Few American painters captured the popular consciousness in the twentieth century quite like Georgia O’Keeffe. The über-talented modernist—most closely associated with the American Southwest and the vibrant, abstract landscapes and flowers she created in that setting—is the subject of the captivating exhibit “Georgia O’Keeffe: Living Modern,” on view now at the Norton Museum of Art in West Palm Beach through February 2.
Organized by the Brooklyn Museum of Art, the show covers 8,000 square feet and features some 184 photographs, paintings, and items of clothing, some of which she sewed herself and others that were custom made specifically for her. This is the first exhibit dedicated to one major painter to occupy this new gallery space, and the show upholds the Norton’s commitment to “bringing the highest quality exhibitions to this region,” says Elliot Bostwick Davis, the museum’s director and CEO. “We couldn’t have done this show before the expansion.”
In addition to the Norton being the final venue on its national tour, “Georgia O’Keeffe: Living Modern” is the first significant O’Keeffe exhibit to be presented in this region in more than a decade. As Ellen R. Roberts, the Norton’s Harold and Anne Berkeley Smith Curator of American Art, notes, when O’Keeffe died, she left behind a considerable amount of clothing in her home in New Mexico. This show is the first major presentation of these pieces, one that seeks to figure out, “how hey fit in with the rest of her oeuvre,” says Roberts.
The Norton enlisted the services of Brooklyn-based design firm Matter Architecture Practice to help structure the installation of the exhibit, and the result is an austere canvas that takes cues from O’Keeffe’s New Mexico homes and presents a minimalist backdrop to her clothing and accessories, paintings and photographs. “O’Keeffe wanted to spend her time painting, not choosing what she was going to wear,” says Roberts. As a result, much of the clothing is of a similar cut and in hues of black, white, beige, and muted colors. This wardrobe was very in step with the artist’s persona as a modern minimalist more preoccupied with the pursuit of her craft than anything else. “The clothing has a lot to do with how she projected herself as a person, and that has a lot to do with her art.”
Of course, that persona was also captured in numerous images by some of the century’s most talented photographers. There are many pics by Alfred Stieglitz, whom O’Keeffe was married to until his death in 1946, and together, these shots present a “continuous portrait of O’Keeffe,” says Roberts, an endeavor Stieglitz undertook with the goal of “capturing her overall being as a woman.”
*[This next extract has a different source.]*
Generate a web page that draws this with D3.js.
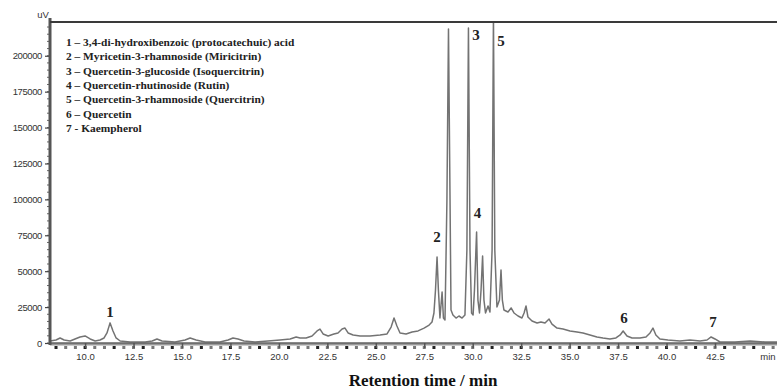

O’Keeffe and Stieglitz’s relationship was primarily focused in New York City, and, when O’Keeffe relocated to New Mexico in 1929, she began to reinvent herself, a transformation captured in her personal artwork, her clothing, and photos of her. She started wearing more denim and adopted her signature Stetson hat. In photographs taken by the great Ansel Adams, whom she shared a friendship with, she appears more warm and open than she does in the subdued shots by Stieglitz.
One of the most exciting turns in the exhibition takes place in the final annex, which features some of her more Asian-inspired fashions, calligraphic-inspired paintings, and one gorgeous sculpture. Here, visitors can view some of her beloved kimonos and see how she frequently wore men’s kimonos as a painting smock. This space also boasts her Life magazine cover, a few of her suits, an “O.K.” pin created just for her by Alexander Calder, and a small selection of wrap dresses all identical except for their color.
These elements combine to give a thorough impression of O’Keeffe as an artist, person, and feminist icon. Fans of the famed modernist, as well as those discovering her for the first time, will find something to love in this exhibition, which portrays her as both a strong, independent woman and one of the most formidable creatives in recent history.